● TO BE DONE:
Omit the pictures and output exactly the lines from the start of the entries through the line containing "plt.rcParams['font.family'] = ['Noto".

● EXERCISE INPUT:
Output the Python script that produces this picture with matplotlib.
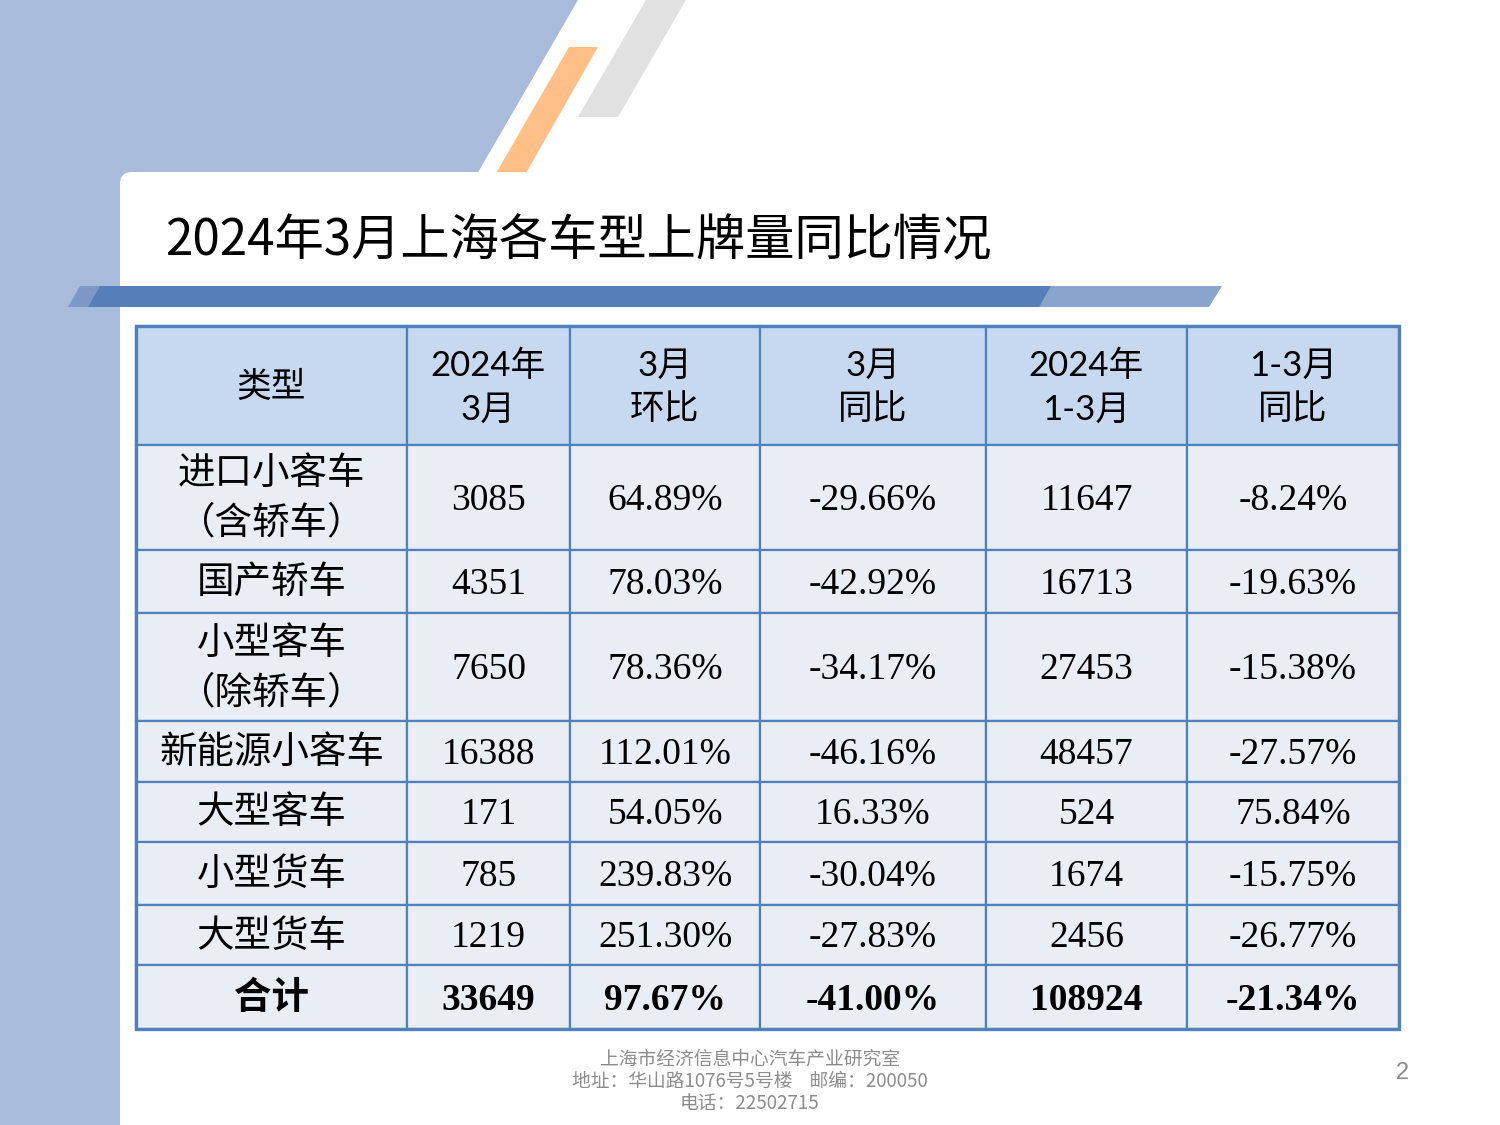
import matplotlib
matplotlib.use("Agg")
import matplotlib.pyplot as plt
from matplotlib.patches import Polygon, Rectangle, FancyBboxPatch

plt.rcParams['font.family'] = ['Noto Sans CJK SC', 'DejaVu Sans']

# ---------------- data ----------------
title = "2024年3月上海各车型上牌量同比情况"
headers = ["类型", "2024年\n3月", "3月\n环比", "3月\n同比", "2024年\n1-3月", "1-3月\n同比"]
categories = ["进口小客车\n（含轿车）", "国产轿车", "小型客车\n（除轿车）", "新能源小客车",
              "大型客车", "小型货车", "大型货车", "合计"]
march_2024 = ["3085", "4351", "7650", "16388", "171", "785", "1219", "33649"]
march_mom = ["64.89%", "78.03%", "78.36%", "112.01%", "54.05%", "239.83%", "251.30%", "97.67%"]
march_yoy = ["-29.66%", "-42.92%", "-34.17%", "-46.16%", "16.33%", "-30.04%", "-27.83%", "-41.00%"]
ytd_2024 = ["11647", "16713", "27453", "48457", "524", "1674", "2456", "108924"]
ytd_yoy = ["-8.24%", "-19.63%", "-15.38%", "-27.57%", "75.84%", "-15.75%", "-26.77%", "-21.34%"]
footer_lines = ["上海市经济信息中心汽车产业研究室", "地址：华山路1076号5号楼    邮编：200050", "电话：22502715"]
page_no = "2"

# ---------------- layout ----------------
col_edges = [136, 407, 570, 760, 986, 1187, 1399]
row_edges = [326, 445, 550, 613, 721, 782, 842, 905, 965, 1029]

BLUE_BG = "#A8BBDB"
HEAD_FILL = "#C6D9F0"
BODY_FILL = "#E9EDF4"
LINE = "#4F81BD"
CJK = ['Noto Sans CJK SC', 'DejaVu Sans']
SERIF = ['Liberation Serif', 'Noto Sans CJK SC']
HEADF = ['Lato', 'Noto Sans CJK SC']

fig = plt.figure(figsize=(15, 11.25), dpi=100)
ax = fig.add_axes([0, 0, 1, 1])
ax.set_xlim(0, 1500)
ax.set_ylim(1125, 0)
ax.axis('off')

# background decorations
ax.add_patch(Polygon([(0, 0), (578, 0), (462, 200), (120, 200), (120, 1125), (0, 1125)],
                     closed=True, fc=BLUE_BG, ec='none', zorder=1))
ax.add_patch(Polygon([(646, 0), (686, 0), (618, 117), (578, 117)], closed=True,
                     fc="#E1E1E1", ec='none', zorder=1))
ax.add_patch(Polygon([(569, 47), (598, 47), (525, 175), (495, 175)], closed=True,
                     fc="#FFBF87", ec='none', zorder=1))
ax.add_patch(FancyBboxPatch((120, 172), 1450, 1000,
                            boxstyle="round,pad=0,rounding_size=12",
                            fc='white', ec='none', zorder=2))

# title
ax.text(165, 241, title, fontsize=35.5, family=CJK, ha='left', va='center', color='black', zorder=5)

# title bar
ax.add_patch(Polygon([(1030, 286), (1222, 286), (1209, 307), (1020, 307)], closed=True,
                     fc="#89A4CD", ec='none', zorder=3))
ax.add_patch(Polygon([(80, 286), (104, 286), (92, 307), (68, 307)], closed=True,
                     fc="#7B98C8", ec='none', zorder=3))
ax.add_patch(Polygon([(100, 286), (1051, 286), (1039, 307), (88, 307)], closed=True,
                     fc="#567FB9", ec='none', zorder=4))

# table cells
columns = [categories, march_2024, march_mom, march_yoy, ytd_2024, ytd_yoy]
nrows = len(categories)
for c in range(len(headers)):
    x0, x1 = col_edges[c], col_edges[c + 1]
    y0, y1 = row_edges[0], row_edges[1]
    ax.add_patch(Rectangle((x0, y0), x1 - x0, y1 - y0, fc=HEAD_FILL, ec=LINE, lw=1.6, zorder=5))
    fam = CJK if c == 0 else HEADF
    ax.text((x0 + x1) / 2, (y0 + y1) / 2 + 2, headers[c], fontsize=25, family=fam,
            ha='center', va='center', linespacing=1.45, color='black', zorder=6)
    for r in range(nrows):
        y0, y1 = row_edges[r + 1], row_edges[r + 2]
        ax.add_patch(Rectangle((x0, y0), x1 - x0, y1 - y0, fc=BODY_FILL, ec=LINE, lw=1.6, zorder=5))
        bold = (r == nrows - 1)
        if c == 0:
            ax.text((x0 + x1) / 2, (y0 + y1) / 2 + 1, columns[c][r], fontsize=27,
                    family=CJK, ha='center', va='center', linespacing=1.35,
                    fontweight='bold' if bold else 'normal', color='black', zorder=6)
        else:
            ax.text((x0 + x1) / 2, (y0 + y1) / 2 + 3, columns[c][r], fontsize=27,
                    family=SERIF, ha='center', va='center',
                    fontweight='bold' if bold else 'normal', color='black', zorder=6)

# outer border
ax.add_patch(Rectangle((col_edges[0], row_edges[0]), col_edges[-1] - col_edges[0],
                       row_edges[-1] - row_edges[0], fc='none', ec=LINE, lw=2.4, zorder=7))

# footer
for i, line in enumerate(footer_lines):
    ax.text(750, 1059 + 22.5 * i, line, fontsize=13.5, family=CJK, ha='center', va='center',
            color='#8C8C8C', zorder=6)
ax.text(1402, 1073, page_no, fontsize=17, family=['Liberation Sans'], ha='center', va='center',
        color='#8C8C8C', zorder=6)

fig.savefig("out.png", dpi=100)
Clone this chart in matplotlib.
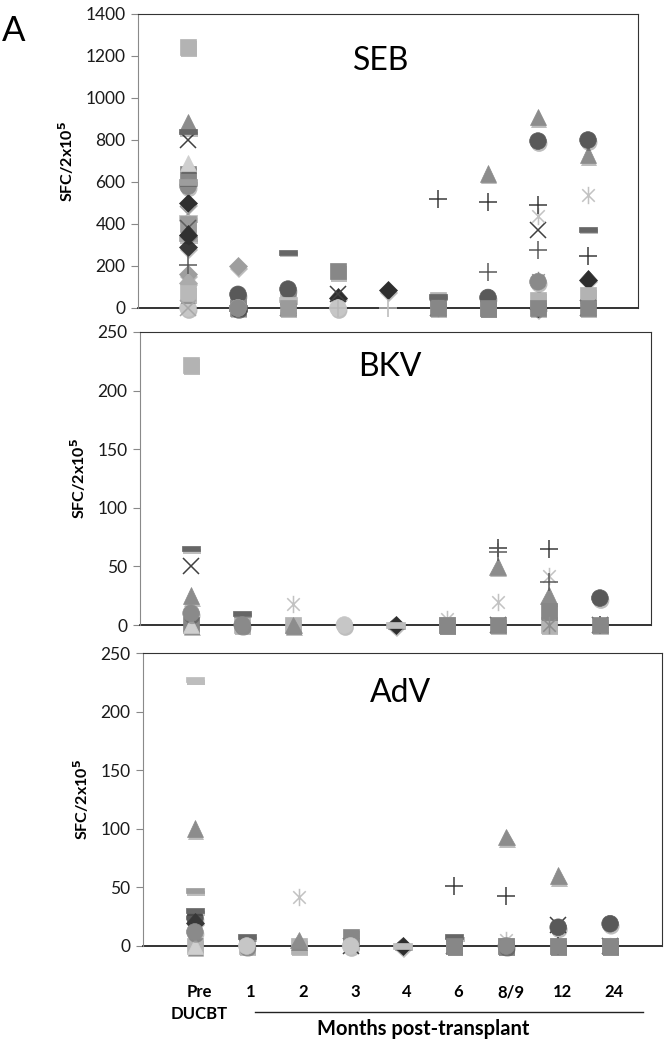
import numpy as np
import matplotlib
matplotlib.use("Agg")
import matplotlib.pyplot as plt
import matplotlib.patheffects as pe
from matplotlib.path import Path
from matplotlib.transforms import blended_transform_factory

plt.rcParams['font.family'] = ['Lato', 'DejaVu Sans']

N = np.nan

### Categories
months = ["Pre", "1", "2", "3", "4", "6", "8/9", "12", "24"]
panelNames = ["SEB", "BKV", "AdV"]

### Patients: marker + grey tone
patientMarker = ['D', 's', '^', 'x', '*', 'o', '+', '-', 'D', 's', '^', 'x', '*', 'o',
				 '+', '-', 'D', 's', 'o', '-', 'x', 'D', '+', '-', 's', 'D', 'x']
patientColor  = ['#2e2e2e', '#b3b3b3', '#8c8c8c', '#404040', '#c2c2c2', '#595959', '#3c3c3c',
				 '#666666', '#9e9e9e', '#878787', '#cfcfcf', '#9a9a9a', '#8e8e8e', '#c6c6c6',
				 '#b8b8b8', '#bdbdbd', '#383838', '#9b9b9b', '#8a8a8a', '#a5a5a5', '#5e5e5e',
				 '#ababab', '#5a5a5a', '#9d9d9d', '#b9b9b9', '#303030', '#a8a8a8']

### SFC/2x10^5 per patient (Pre, 1, 2, 3, 4, 6, 8/9, 12, 24 months)
sebValues = [
	[500, N, N, 50, 85, N, N, 0, 135],
	[1245, 30, 50, N, N, 40, 0, 40, 60],
	[885, N, 15, N, N, N, 640, 910, 730],
	[800, N, 0, 65, N, 0, N, 370, 0],
	[N, N, N, N, N, 0, 0, 440, 540],
	[N, 65, 90, N, N, N, 50, 795, 800],
	[N, N, N, N, N, 520, 505, 490, 250],
	[840, 0, 265, N, N, 55, N, N, 375],
	[160, 200, N, N, N, N, N, N, N],
	[640, 0, N, 175, N, 0, 0, 0, 0],
	[690, N, N, N, N, N, N, N, N],
	[450, N, N, N, N, N, N, N, N],
	[N, N, N, N, N, N, N, 135, N],
	[0, 0, N, 0, N, N, N, N, N],
	[N, N, N, 0, 0, N, N, N, N],
	[430, N, 40, N, N, N, N, N, N],
	[290, N, N, N, N, N, N, N, N],
	[400, N, 0, N, N, N, N, N, N],
	[580, 0, N, N, N, N, N, 125, N],
	[330, N, N, N, N, N, N, N, N],
	[380, N, N, N, N, N, N, N, N],
	[120, N, N, N, N, N, N, N, N],
	[205, N, N, N, N, N, 170, 275, N],
	[600, N, N, N, N, N, N, N, N],
	[70, N, N, N, N, N, N, N, N],
	[350, N, N, N, N, N, N, N, N],
	[0, N, N, N, N, N, N, N, N],
]

bkvValues = [
	[N, N, N, N, 0, N, N, N, N],
	[222, 0, 0, N, N, 0, N, 0, N],
	[25, N, 0, N, N, N, 50, 25, N],
	[50, N, N, N, N, N, 0, N, 0],
	[N, N, 18, N, N, 5, 20, 42, N],
	[N, N, N, N, N, N, N, N, 23],
	[N, N, N, N, N, N, 66, 65, 0],
	[65, 10, N, N, N, N, N, N, N],
	[N] * 9,
	[0, N, N, N, N, 0, 0, 12, 0],
	[0, N, N, N, N, N, N, N, N],
	[N] * 9,
	[N, N, N, N, N, N, N, 0, N],
	[N, N, N, 0, N, N, N, N, N],
	[N] * 9,
	[N, N, N, N, 0, N, N, N, N],
	[N] * 9,
	[N] * 9,
	[10, 0, N, N, N, N, N, N, N],
	[N] * 9,
	[N] * 9,
	[N] * 9,
	[N, N, N, N, N, N, 62, 37, N],
	[N] * 9,
	[N] * 9,
	[N] * 9,
	[N] * 9,
]

advValues = [
	[N, N, N, N, 0, N, N, N, N],
	[0, 0, 0, N, N, 0, 0, 0, 0],
	[100, N, 5, N, N, N, 93, 60, N],
	[N, N, N, 0, N, 0, N, 18, 0],
	[N, N, 42, N, N, N, 5, N, 0],
	[24, N, N, N, N, N, N, 16, 19],
	[N, N, N, N, N, 51, 43, 0, N],
	[30, 8, N, N, N, 8, N, N, N],
	[N] * 9,
	[N, N, N, 8, N, 0, 0, 0, 0],
	[0, N, N, N, N, N, N, N, N],
	[N] * 9,
	[N] * 9,
	[N, 0, N, 0, N, N, N, N, N],
	[N] * 9,
	[227, N, N, N, 0, N, N, N, N],
	[20, N, N, N, N, N, N, N, N],
	[N] * 9,
	[12, N, N, N, N, N, 0, N, N],
	[N] * 9,
	[N] * 9,
	[N] * 9,
	[N] * 9,
	[47, N, N, N, N, N, N, N, N],
	[N] * 9,
	[N] * 9,
	[N] * 9,
]

### Layout (pixels of the 669x1050 figure): left, right, top, zero line
W, H = 669, 1050
axBoxes  = [(138, 638, 14, 308), (140, 651, 332, 625), (143, 662, 653, 946)]
yMaxes   = [1400, 250, 250]
ySteps   = [200, 50, 50]
namePos  = [(0.486, 0.84), (0.489, 0.88), (0.497, 0.863)]

### Marker shapes
dashPath = Path([(-1, -0.28), (1, -0.28), (1, 0.28), (-1, 0.28), (-1, -0.28)],
				[Path.MOVETO, Path.LINETO, Path.LINETO, Path.LINETO, Path.CLOSEPOLY])
starPath = Path([(0, -1), (0, 1), (-0.72, -0.72), (0.72, 0.72), (-0.72, 0.72), (0.72, -0.72)],
				[Path.MOVETO, Path.LINETO, Path.MOVETO, Path.LINETO, Path.MOVETO, Path.LINETO])
markerShape = {'D': 'D', 's': 's', '^': '^', 'x': 'x', '*': starPath, 'o': 'o', '+': '+', '-': dashPath}
markerSize  = {'D': 9.5, 's': 11.5, '^': 12, 'x': 12, '*': 12.5, 'o': 12, '+': 13, '-': 13}
shadow = [pe.SimplePatchShadow(offset=(0.8, -1.8), shadow_rgbFace='0.15', alpha=0.3), pe.Normal()]

fig = plt.figure(figsize=(W / 100, H / 100), dpi=100)
xPos = np.arange(len(months))

for p, values in enumerate([sebValues, bkvValues, advValues]):
	left, right, top, zero = axBoxes[p]
	ax = fig.add_axes([left / W, 1 - zero / H, (right - left) / W, (zero - top) / H])
	ax.set_facecolor('none')

	for k, row in enumerate(values):
		m = patientMarker[k]
		if m in ('x', '+', '*'):
			ax.plot(xPos, row, linestyle='none', marker=markerShape[m], ms=markerSize[m],
					mec=patientColor[k], mfc='none', mew=1.1, clip_on=False, zorder=3)
		else:
			ax.plot(xPos, row, linestyle='none', marker=markerShape[m], ms=markerSize[m],
					mfc=patientColor[k], mec=patientColor[k], mew=0.5, clip_on=False, zorder=3,
					path_effects=shadow)

	ax.set_xlim(-1, 9)
	ax.set_ylim(0, yMaxes[p])
	ax.set_yticks(np.arange(0, yMaxes[p] + 1, ySteps[p]))
	ax.set_xticks([])
	ax.tick_params(axis='y', direction='out', length=5, color='#888888', labelsize=12.5,
				   labelcolor='#1a1a1a', pad=4)
	ax.spines['left'].set_color('#8a8a8a')
	ax.spines['top'].set_color('#333333')
	ax.spines['right'].set_color('#333333')
	ax.spines['bottom'].set_color('#111111')
	ax.spines['bottom'].set_linewidth(1.2)
	ax.spines['bottom'].set_zorder(2)
	ax.set_ylabel("SFC/2x10$^\\mathbf{5}$", fontsize=11.5, fontweight='bold', labelpad=7)
	ax.text(namePos[p][0], namePos[p][1], panelNames[p], transform=ax.transAxes,
			fontsize=23, ha='center', va='center')

	if p == 2:
		# month labels below the last panel
		labelTrans = blended_transform_factory(ax.transData, fig.transFigure)
		for i, lab in enumerate(months):
			ax.text(i + 0.08, 1 - 992 / H, lab, transform=labelTrans, ha='center', va='center',
					fontsize=12, fontweight='bold')
		ax.text(0.08, 1 - 1014 / H, "DUCBT", transform=labelTrans, ha='center', va='center',
				fontsize=12, fontweight='bold')
		ax.plot([1.16, 8.63], [1 - 1012 / H] * 2, transform=labelTrans, color='#222222',
				lw=1, clip_on=False)
		ax.text(4.4, 1 - 1029 / H, "Months post-transplant", transform=labelTrans,
				ha='center', va='center', fontsize=14.5, fontweight='bold')

fig.text(14 / W, 1 - 31 / H, "A", fontsize=25, ha='center', va='center')

plt.savefig("out.png", dpi=100)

● SOLUTION TO THE EXERCISE:
Output the Python script that produces this picture with matplotlib.
import matplotlib
matplotlib.use("Agg")
import matplotlib.pyplot as plt
from matplotlib.patches import Polygon, Rectangle, FancyBboxPatch

plt.rcParams['font.family'] = ['Noto Sans CJK SC', 'DejaVu Sans']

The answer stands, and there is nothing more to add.